No, of course this does not excuse the bloodthirsty killing of armed Israeli agents or the desecration of the Tomb of Joseph in Nablus, or, indeed, the murder of Jewish settlers. But the cruelty of the Palestinians can be explained by the cruelty of the Israelis. The death toll among Palestinians now is almost exactly equal to that at Qana in 1996 when Israeli gunners butchered 106 Lebanese civilians. We called it a massacre. The Israelis said it was a mistake. True, it's scarcely 5 per cent of the death toll at the Sabra and Chatila refugee camps, when Israel's militia allies killed up to 2,000 Palestinian civilians. We called that a massacre. Israel said this, too, was a mistake. Like they called the death of two 12-year-old children and a seven-year-old child and Sami Abu Jezar a mistake.

And yesterday - with no institutional memory to guide them - journalists were taking at face value Israel's extraordinary claim that they fired "only at military targets", that the civilian population of Gaza had been "told to evacuate" the areas to be bombed. Do I not seem to remember how the Israelis said in 1982 that in Lebanon they "only fired at military targets" - and left more than 17,000 civilians dead in two months? Do I not recall that the Israelis ordered the villagers of Mansouri to "evacuate" before they shelled it in 1996, then attacked their cars on the road and fired a missile into the back of an ambulance, killing four children and three women - the missile made, of course, by the Boeing company of America?

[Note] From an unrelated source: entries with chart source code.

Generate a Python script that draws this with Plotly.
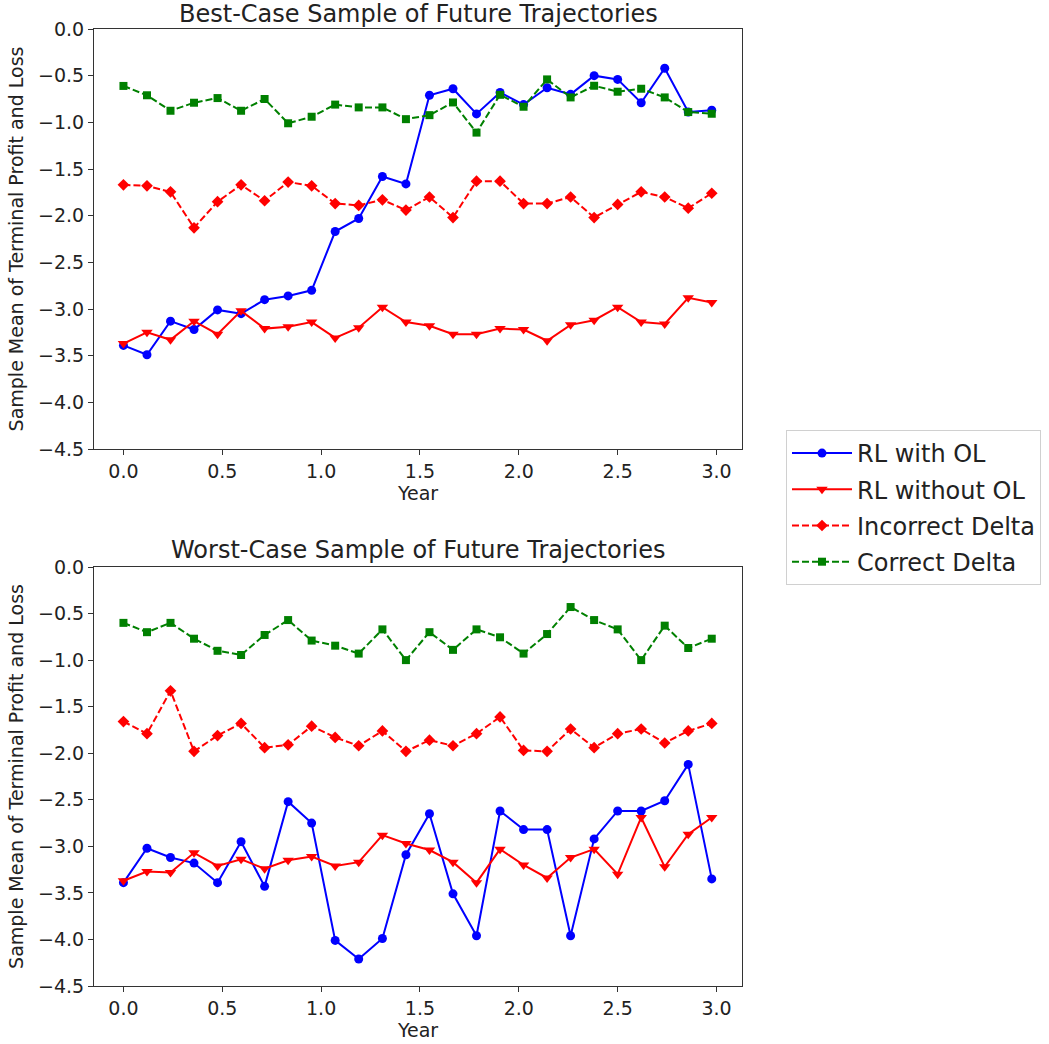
import plotly.graph_objects as go

# Time grid (years)
years = [0.0, 0.119, 0.238, 0.357, 0.476, 0.595, 0.714, 0.833, 0.952, 1.071,
         1.190, 1.310, 1.429, 1.548, 1.667, 1.786, 1.905, 2.024, 2.143, 2.262,
         2.381, 2.500, 2.619, 2.738, 2.857, 2.976]

# Best-case sample
best_rl_ol = [-3.39, -3.49, -3.13, -3.22, -3.01, -3.05, -2.90, -2.86, -2.80, -2.17,
              -2.03, -1.58, -1.66, -0.71, -0.64, -0.91, -0.68, -0.81, -0.63, -0.70,
              -0.50, -0.54, -0.79, -0.42, -0.89, -0.87]
best_rl_no_ol = [-3.37, -3.25, -3.33, -3.13, -3.27, -3.02, -3.21, -3.19, -3.14, -3.31,
                 -3.20, -2.98, -3.14, -3.18, -3.27, -3.27, -3.21, -3.22, -3.34, -3.17,
                 -3.12, -2.98, -3.14, -3.16, -2.88, -2.93]
best_incorrect = [-1.67, -1.68, -1.745, -2.13, -1.85, -1.67, -1.84, -1.64, -1.68, -1.87,
                  -1.89, -1.83, -1.94, -1.80, -2.02, -1.63, -1.63, -1.87, -1.87, -1.80,
                  -2.02, -1.88, -1.745, -1.80, -1.92, -1.76]
best_correct = [-0.61, -0.71, -0.876, -0.79, -0.74, -0.876, -0.75, -1.01, -0.94, -0.81,
                -0.84, -0.84, -0.966, -0.923, -0.787, -1.11, -0.705, -0.833, -0.54, -0.733,
                -0.608, -0.672, -0.64, -0.733, -0.89, -0.908]

# Worst-case sample
worst_rl_ol = [-3.39, -3.02, -3.12, -3.18, -3.39, -2.95, -3.43, -2.52, -2.75, -4.01,
               -4.21, -3.99, -3.09, -2.65, -3.51, -3.96, -2.62, -2.82, -2.82, -3.96,
               -2.92, -2.62, -2.62, -2.51, -2.12, -3.35]
worst_rl_no_ol = [-3.37, -3.27, -3.28, -3.07, -3.21, -3.14, -3.24, -3.15, -3.11, -3.21,
                  -3.17, -2.88, -2.97, -3.04, -3.17, -3.39, -3.03, -3.20, -3.34, -3.12,
                  -3.03, -3.30, -2.69, -3.22, -2.87, -2.69]
worst_incorrect = [-1.66, -1.79, -1.33, -1.98, -1.81, -1.68, -1.94, -1.91, -1.71, -1.83,
                   -1.92, -1.76, -1.98, -1.86, -1.92, -1.79, -1.61, -1.97, -1.98, -1.74,
                   -1.94, -1.79, -1.74, -1.89, -1.76, -1.68]
worst_correct = [-0.60, -0.70, -0.60, -0.77, -0.90, -0.945, -0.73, -0.57, -0.79, -0.845,
                 -0.93, -0.67, -1.00, -0.70, -0.89, -0.67, -0.755, -0.93, -0.72, -0.43,
                 -0.57, -0.67, -1.00, -0.63, -0.87, -0.77]

series_names = ["RL with OL", "RL without OL", "Incorrect Delta", "Correct Delta"]
panel_titles = ["Best-Case Sample of Future Trajectories",
                "Worst-Case Sample of Future Trajectories"]
x_ticks = [0.0, 0.5, 1.0, 1.5, 2.0, 2.5, 3.0]
y_ticks = [0.0, -0.5, -1.0, -1.5, -2.0, -2.5, -3.0, -3.5, -4.0, -4.5]

styles = [
    dict(color="blue", dash="solid", symbol="circle", size=9),
    dict(color="red", dash="solid", symbol="triangle-down", size=10),
    dict(color="red", dash="7px,3px", symbol="diamond", size=9),
    dict(color="green", dash="7px,3px", symbol="square", size=8),
]

FONT = "DejaVu Sans"
TEXT = "#222"
fig = go.Figure()

panels = [
    ("x", "y", [best_rl_ol, best_rl_no_ol, best_incorrect, best_correct]),
    ("x2", "y2", [worst_rl_ol, worst_rl_no_ol, worst_incorrect, worst_correct]),
]
for p, (xa, ya, data) in enumerate(panels):
    for name, vals, st in zip(series_names, data, styles):
        fig.add_trace(go.Scatter(
            x=years, y=vals, xaxis=xa, yaxis=ya, mode="lines+markers",
            name=name, legendgroup=name, showlegend=(p == 0),
            line=dict(color=st["color"], width=2, dash=st["dash"]),
            marker=dict(color=st["color"], symbol=st["symbol"], size=st["size"],
                        line=dict(width=0)),
        ))

axis_common = dict(
    showline=True, linecolor="#333", linewidth=1, mirror=True,
    showgrid=False, zeroline=False, ticks="outside", ticklen=5,
    tickcolor="#333", tickfont=dict(family=FONT, size=19, color=TEXT),
    automargin=False,
)
x_dom = [94 / 1049, 742 / 1049]
top_dom = [1 - 449 / 1044, 1 - 29 / 1044]
bot_dom = [1 - 986 / 1044, 1 - 567 / 1044]

xcommon = dict(axis_common, range=[-0.149, 3.129], tickvals=x_ticks,
               tickformat=".1f", domain=x_dom,
               title=dict(text="Year", font=dict(family=FONT, size=19, color=TEXT),
                          standoff=2))
ycommon = dict(axis_common, range=[-4.5, 0.0], tickvals=y_ticks, tickformat=".1f",
               title=dict(text="Sample Mean of Terminal Profit and Loss",
                          font=dict(family=FONT, size=19, color=TEXT), standoff=9))

fig.update_layout(
    width=1049, height=1044,
    margin=dict(l=0, r=0, t=0, b=0, autoexpand=False),
    paper_bgcolor="white", plot_bgcolor="white",
    font=dict(family=FONT, color=TEXT),
    xaxis=dict(xcommon, anchor="y"),
    yaxis=dict(ycommon, domain=top_dom, anchor="x"),
    xaxis2=dict(xcommon, anchor="y2"),
    yaxis2=dict(ycommon, domain=bot_dom, anchor="x2"),
    legend=dict(
        x=786 / 1049, y=1 - 430 / 1044, xanchor="left", yanchor="top",
        font=dict(family=FONT, size=24, color=TEXT),
        bordercolor="#d0d0d0", borderwidth=1, bgcolor="white",
        traceorder="grouped", tracegroupgap=2, itemwidth=60,
    ),
    annotations=[
        dict(text=panel_titles[0], x=sum(x_dom) / 2, y=1 - 14 / 1044,
             xref="paper", yref="paper", showarrow=False, xanchor="center",
             yanchor="middle", font=dict(family=FONT, size=24, color=TEXT)),
        dict(text=panel_titles[1], x=sum(x_dom) / 2, y=1 - 550 / 1044,
             xref="paper", yref="paper", showarrow=False, xanchor="center",
             yanchor="middle", font=dict(family=FONT, size=24, color=TEXT)),
    ],
)

fig.write_html("out.html")
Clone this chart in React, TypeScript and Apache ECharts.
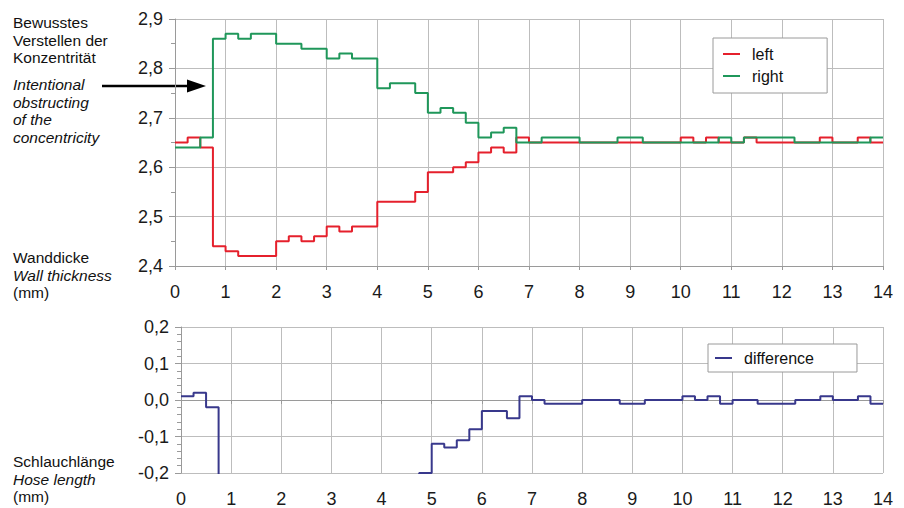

And was not the CIA supposed to be training the Palestinian policemen now being derided by Mr Pasner as "terrorists" (his own country having personally vetted which of them should carry arms)? And was not the United States the guarantor and broker of the disastrous Oslo agreement? So is it really surprising that the Palestinians - indeed, the Arabs - blame the United States for the tragedy unfolding in the Holy Land?

And is it any less surprising that the Israelis have now turned on the man with whom they thought they would conclude a peace that would turn "Palestine" into a Bantustan? The man who was supposed to "control" the Palestinians, who was supposed to lock up opponents of the "peace process" - whether they be peaceful or violent - is not doing what he was told. He walked out of Camp David because it was a surrender too far. So President Clinton blamed him for the conference's failure - on Israeli television, of all places - and ordered Arafat not to declare a state. Or else.

And now, when two US presidential contenders - Messrs Bush and Gore - try to out-do each other in their love and loyalty for Israel, can America comprehend what is happening?

I suppose it's the same old story. The Israelis only want peace. The unruly, riotous, murderous Palestinians - totally to blame for 95 of their own deaths - understand only violence.

That's what Israel's military spokesman said last night. Force, he said, "will be the only language they understand". Which is about as near to a declaration of war as you can get.